TASK STATEMENT:
Copy out every line that contains "matplotlib".
──────── DATA
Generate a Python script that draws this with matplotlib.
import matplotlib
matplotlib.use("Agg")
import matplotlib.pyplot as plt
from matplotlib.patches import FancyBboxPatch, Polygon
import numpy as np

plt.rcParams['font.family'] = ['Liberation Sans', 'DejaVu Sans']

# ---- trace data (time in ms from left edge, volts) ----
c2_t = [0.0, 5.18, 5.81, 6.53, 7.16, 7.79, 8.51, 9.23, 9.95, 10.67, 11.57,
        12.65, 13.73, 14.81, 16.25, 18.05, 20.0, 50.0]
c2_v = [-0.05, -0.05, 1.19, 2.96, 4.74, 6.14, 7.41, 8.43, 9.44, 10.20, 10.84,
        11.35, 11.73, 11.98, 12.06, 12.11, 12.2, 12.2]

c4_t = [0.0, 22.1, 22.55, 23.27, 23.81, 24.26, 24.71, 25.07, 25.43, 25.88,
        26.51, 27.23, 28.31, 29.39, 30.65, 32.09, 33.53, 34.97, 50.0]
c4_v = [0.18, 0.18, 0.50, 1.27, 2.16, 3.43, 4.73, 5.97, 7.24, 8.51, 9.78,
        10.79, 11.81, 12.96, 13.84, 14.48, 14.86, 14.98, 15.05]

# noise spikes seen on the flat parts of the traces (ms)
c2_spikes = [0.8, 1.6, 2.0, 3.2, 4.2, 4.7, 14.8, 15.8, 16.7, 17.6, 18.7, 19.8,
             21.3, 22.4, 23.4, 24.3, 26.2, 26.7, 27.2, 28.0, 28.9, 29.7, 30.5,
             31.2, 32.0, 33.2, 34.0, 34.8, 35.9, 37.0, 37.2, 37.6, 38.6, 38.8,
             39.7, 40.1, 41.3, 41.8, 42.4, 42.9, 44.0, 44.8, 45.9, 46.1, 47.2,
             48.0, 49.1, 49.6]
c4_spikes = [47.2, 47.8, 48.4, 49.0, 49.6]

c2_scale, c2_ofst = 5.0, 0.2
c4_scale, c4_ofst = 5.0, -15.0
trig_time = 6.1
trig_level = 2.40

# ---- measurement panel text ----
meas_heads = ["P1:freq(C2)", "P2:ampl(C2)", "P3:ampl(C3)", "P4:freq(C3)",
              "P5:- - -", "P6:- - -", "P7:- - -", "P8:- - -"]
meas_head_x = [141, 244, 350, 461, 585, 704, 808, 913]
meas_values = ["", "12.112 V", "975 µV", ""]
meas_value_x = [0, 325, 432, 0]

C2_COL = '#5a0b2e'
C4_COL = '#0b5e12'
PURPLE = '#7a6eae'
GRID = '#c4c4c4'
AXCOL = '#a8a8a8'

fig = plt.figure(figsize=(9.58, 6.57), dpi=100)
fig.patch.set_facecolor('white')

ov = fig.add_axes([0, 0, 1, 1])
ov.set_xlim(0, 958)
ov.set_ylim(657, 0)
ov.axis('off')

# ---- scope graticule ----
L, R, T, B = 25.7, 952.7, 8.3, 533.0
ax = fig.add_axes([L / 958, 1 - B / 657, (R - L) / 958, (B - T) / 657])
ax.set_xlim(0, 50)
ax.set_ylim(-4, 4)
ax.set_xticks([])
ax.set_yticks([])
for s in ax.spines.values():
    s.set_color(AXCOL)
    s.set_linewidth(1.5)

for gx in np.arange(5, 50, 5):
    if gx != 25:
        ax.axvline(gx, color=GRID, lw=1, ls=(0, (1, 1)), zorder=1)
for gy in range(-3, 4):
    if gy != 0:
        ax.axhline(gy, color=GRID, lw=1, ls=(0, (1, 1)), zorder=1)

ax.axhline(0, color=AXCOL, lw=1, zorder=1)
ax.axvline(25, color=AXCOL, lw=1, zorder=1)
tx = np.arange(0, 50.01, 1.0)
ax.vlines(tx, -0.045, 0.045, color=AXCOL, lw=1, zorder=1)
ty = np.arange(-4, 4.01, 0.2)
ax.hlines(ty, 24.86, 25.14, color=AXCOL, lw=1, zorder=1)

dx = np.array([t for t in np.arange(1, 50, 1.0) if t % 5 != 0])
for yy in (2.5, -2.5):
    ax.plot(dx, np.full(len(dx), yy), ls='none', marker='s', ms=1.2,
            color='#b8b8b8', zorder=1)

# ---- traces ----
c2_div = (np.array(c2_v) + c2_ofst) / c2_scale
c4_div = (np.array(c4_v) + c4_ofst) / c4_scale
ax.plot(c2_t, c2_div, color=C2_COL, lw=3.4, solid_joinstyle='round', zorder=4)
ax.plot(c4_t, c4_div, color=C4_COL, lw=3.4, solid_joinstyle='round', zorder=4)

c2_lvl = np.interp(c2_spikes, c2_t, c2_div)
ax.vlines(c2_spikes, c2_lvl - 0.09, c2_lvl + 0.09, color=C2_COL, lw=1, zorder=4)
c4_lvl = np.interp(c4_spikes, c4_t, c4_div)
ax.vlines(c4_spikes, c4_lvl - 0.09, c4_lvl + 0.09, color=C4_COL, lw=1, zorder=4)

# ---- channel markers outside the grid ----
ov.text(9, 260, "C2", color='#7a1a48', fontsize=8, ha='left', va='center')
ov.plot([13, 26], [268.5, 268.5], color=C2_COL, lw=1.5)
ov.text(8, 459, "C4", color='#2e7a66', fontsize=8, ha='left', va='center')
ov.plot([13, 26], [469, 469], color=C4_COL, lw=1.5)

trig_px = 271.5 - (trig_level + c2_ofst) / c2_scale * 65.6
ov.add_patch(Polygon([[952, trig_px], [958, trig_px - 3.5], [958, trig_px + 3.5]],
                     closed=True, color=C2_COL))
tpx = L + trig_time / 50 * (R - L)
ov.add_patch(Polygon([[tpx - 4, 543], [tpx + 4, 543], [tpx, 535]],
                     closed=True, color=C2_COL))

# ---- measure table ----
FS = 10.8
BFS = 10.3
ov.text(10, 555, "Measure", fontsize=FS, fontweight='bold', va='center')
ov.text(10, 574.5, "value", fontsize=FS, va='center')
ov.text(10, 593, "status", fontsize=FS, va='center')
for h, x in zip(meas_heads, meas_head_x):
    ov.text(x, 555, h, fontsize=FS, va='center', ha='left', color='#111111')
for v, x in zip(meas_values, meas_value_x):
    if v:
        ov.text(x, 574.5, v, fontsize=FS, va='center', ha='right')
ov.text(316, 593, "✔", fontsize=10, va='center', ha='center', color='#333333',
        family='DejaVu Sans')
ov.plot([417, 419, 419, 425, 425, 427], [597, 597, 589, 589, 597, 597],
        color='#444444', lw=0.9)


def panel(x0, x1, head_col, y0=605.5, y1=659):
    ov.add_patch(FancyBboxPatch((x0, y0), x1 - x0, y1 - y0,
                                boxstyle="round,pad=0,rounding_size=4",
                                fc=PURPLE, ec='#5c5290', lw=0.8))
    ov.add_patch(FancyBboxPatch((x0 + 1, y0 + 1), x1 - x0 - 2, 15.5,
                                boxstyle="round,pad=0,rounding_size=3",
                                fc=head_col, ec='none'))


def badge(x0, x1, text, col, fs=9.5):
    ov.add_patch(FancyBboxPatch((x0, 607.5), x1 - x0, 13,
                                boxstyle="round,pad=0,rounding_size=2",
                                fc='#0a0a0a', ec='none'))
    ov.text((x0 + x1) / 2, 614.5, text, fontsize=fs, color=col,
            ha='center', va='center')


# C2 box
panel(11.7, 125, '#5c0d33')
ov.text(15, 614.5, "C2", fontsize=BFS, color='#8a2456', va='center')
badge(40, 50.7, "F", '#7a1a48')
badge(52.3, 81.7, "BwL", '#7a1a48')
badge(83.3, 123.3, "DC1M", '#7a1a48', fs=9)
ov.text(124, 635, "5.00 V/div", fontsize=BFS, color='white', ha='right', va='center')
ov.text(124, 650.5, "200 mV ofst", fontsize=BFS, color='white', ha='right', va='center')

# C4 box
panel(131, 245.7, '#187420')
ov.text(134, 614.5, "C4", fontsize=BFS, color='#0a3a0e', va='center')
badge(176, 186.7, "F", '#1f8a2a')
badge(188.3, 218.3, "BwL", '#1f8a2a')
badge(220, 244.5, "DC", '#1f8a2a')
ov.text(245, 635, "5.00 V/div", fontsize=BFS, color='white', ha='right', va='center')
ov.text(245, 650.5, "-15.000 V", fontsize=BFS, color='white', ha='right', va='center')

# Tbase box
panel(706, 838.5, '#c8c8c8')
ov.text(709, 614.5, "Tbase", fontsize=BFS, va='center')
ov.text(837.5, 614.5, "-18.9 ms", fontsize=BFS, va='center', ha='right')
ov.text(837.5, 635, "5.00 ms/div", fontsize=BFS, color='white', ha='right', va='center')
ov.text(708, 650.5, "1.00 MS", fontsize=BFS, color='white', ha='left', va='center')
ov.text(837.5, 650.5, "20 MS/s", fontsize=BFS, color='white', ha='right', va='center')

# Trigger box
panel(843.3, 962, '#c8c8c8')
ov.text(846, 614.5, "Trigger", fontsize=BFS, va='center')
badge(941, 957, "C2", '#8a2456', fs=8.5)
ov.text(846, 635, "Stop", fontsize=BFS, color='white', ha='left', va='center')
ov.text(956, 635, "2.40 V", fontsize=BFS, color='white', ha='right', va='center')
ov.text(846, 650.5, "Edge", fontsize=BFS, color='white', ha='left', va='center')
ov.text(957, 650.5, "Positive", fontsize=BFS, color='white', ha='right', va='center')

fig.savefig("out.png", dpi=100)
────────────────
TASK ANSWER:
Generate a Python script that draws this with matplotlib.
import matplotlib
matplotlib.use("Agg")
import matplotlib.pyplot as plt
from matplotlib.patches import FancyBboxPatch, Polygon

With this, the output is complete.